- Date: November 13, 1993
- Season: 1993
- Stadium: Notre Dame Stadium
- Location: South Bend, Indiana, U.S.
- National anthem: Band of the Fighting Irish
- Referee: Dayle Phillips (ACC)
- Halftime show: Band of the Fighting Irish
- Attendance: 59,075

United States TV coverage
- Network: NBC
- Announcers: Charlie Jones (Play By Play) Todd Christensen (analyst) Bob Costas (studio host) John Dockery (sideline) and O. J. Simpson (sideline)

= 1993 Florida State vs. Notre Dame football game =

The 1993 Florida State vs. Notre Dame Game was a regular season college football game between the unbeaten Florida State Seminoles (ranked #1 in the nation), and the unbeaten Notre Dame Fighting Irish (ranked #2 in the nation). The game took place at Notre Dame Stadium in South Bend, Indiana on the campus of the University of Notre Dame. The game is one of the 20th-century college football games to be coined a "Game of the Century."

==Build-up==
Florida State entered the game as the No. 1 team in the country, led by quarterback Charlie Ward, who would go on to win the Heisman Trophy that season. Notre Dame came into the game ranked No. 2 in the country. Though Notre Dame was home they entered the game as the underdog to a powerful Bobby Bowden-led Florida State squad. Notre Dame was led by head coach Lou Holtz. This was the fourth time that Notre Dame had taken part in a Game of the Century. Notre Dame's 1935 showdown with Ohio State was their first appearance in one of these historic games. Their 1946 match-up against the Army Black Knights was the second instance and their 1966 match-up against the Michigan State Spartans was the third.
Additionally, this was the 28th meeting between No. 1 and No. 2. Before this game, Notre Dame had appeared in eight of those matchups, while Florida State had taken part in one.

==Television coverage==
NBC had exclusive rights to all Fighting Irish home games, and marketed the game as a "Game of the Century." The media coverage leading up to the game was so intense that ESPN decided to broadcast College Gameday on-location at The Edmund P. Joyce Athletic & Convocation Center for the first time in its history. ESPN also showed footage in the week leading up to the game of FSU players touring the Notre Dame campus wearing green hats with shamrocks and gold-embroidered FSU initials on the front.

==The game==
Notre Dame outplayed Florida State the entire game to the tune of a 31–17 lead in the fourth quarter. The offense had hung its shoulders around their junior back Lee Becton who had yet another 100+ yard afternoon. With 1:39 left, Ward drove Florida State down the field and hit Kez McCorvey on 4th-and-20 for a touchdown. The pass bounced off of Notre Dame safety Brian McGee and into McCorvey's hands. Notre Dame then went three-and-out on their next possession, giving Florida State one last shot. In just three plays, Ward led Florida State to the Notre Dame 14 with three seconds to play. On the last play of the game, Ward rolled out and had his final pass attempt batted down by Notre Dame cornerback Shawn Wooden, giving the Irish a 31–24 victory.

==Aftermath==
In the polls that were released on the subsequent Monday, both schools simply swapped positions. Notre Dame was now #1 while Florida State slipped to #2.

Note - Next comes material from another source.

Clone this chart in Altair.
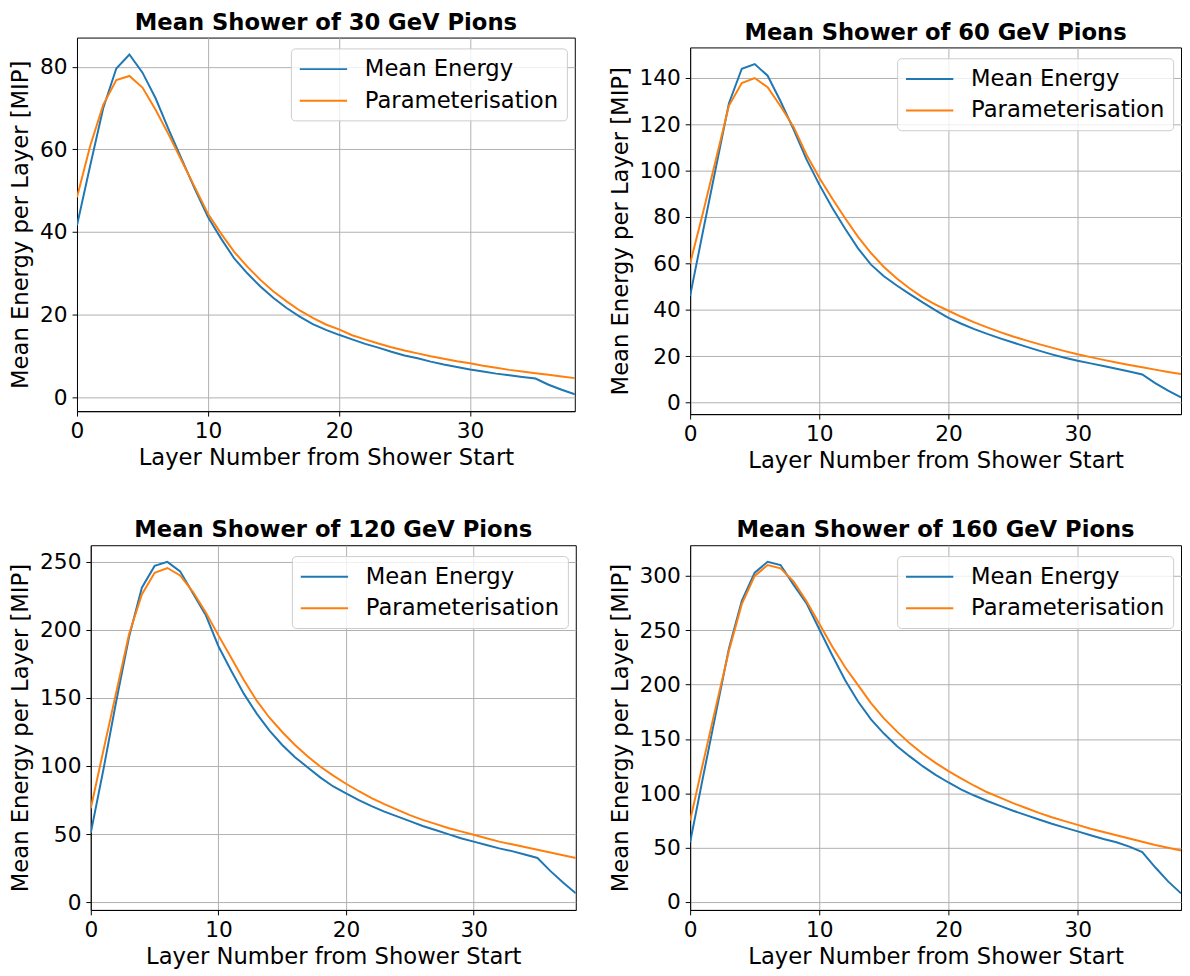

The following week, the Irish faced #12 Boston College in their regular season finale at home. A win would have likely assured Notre Dame would keep the #1 ranking and earn themselves a shot at the national championship when bowl season began. Instead, Boston College got out to a twenty-one point lead in the fourth quarter and, despite a major rally by Notre Dame to take the lead late in the contest, won 41-39 on a field goal as time expired. The loss dropped Notre Dame to fourth in the polls, and they later fell to fifth before rising once again at the end of the season.

Meanwhile, later that same day, Florida State defeated North Carolina State 62-3. Reclaiming the top spot in the polls with the resounding victory, the Seminoles closed out the regular season with a win in their annual rivalry game against Florida, finishing as Notre Dame did with one loss.

When the season concluded, both teams were invited to a Bowl Coalition game. Notre Dame, finishing the season ranked fourth in the polls, was selected to play against #7 Texas A&M in the Cotton Bowl. Top ranked Florida State was paired against undefeated and second ranked Nebraska in the Orange Bowl.

Notre Dame defeated Texas A&M, 24-21, while Florida State beat Nebraska 18-16. When the final polls were released the next morning, Florida State was voted national champion by both the Associated Press and USA Today Coaches’ polls. Notre Dame received twelve first place votes in the AP and twenty-five in the coaches’ poll respectively.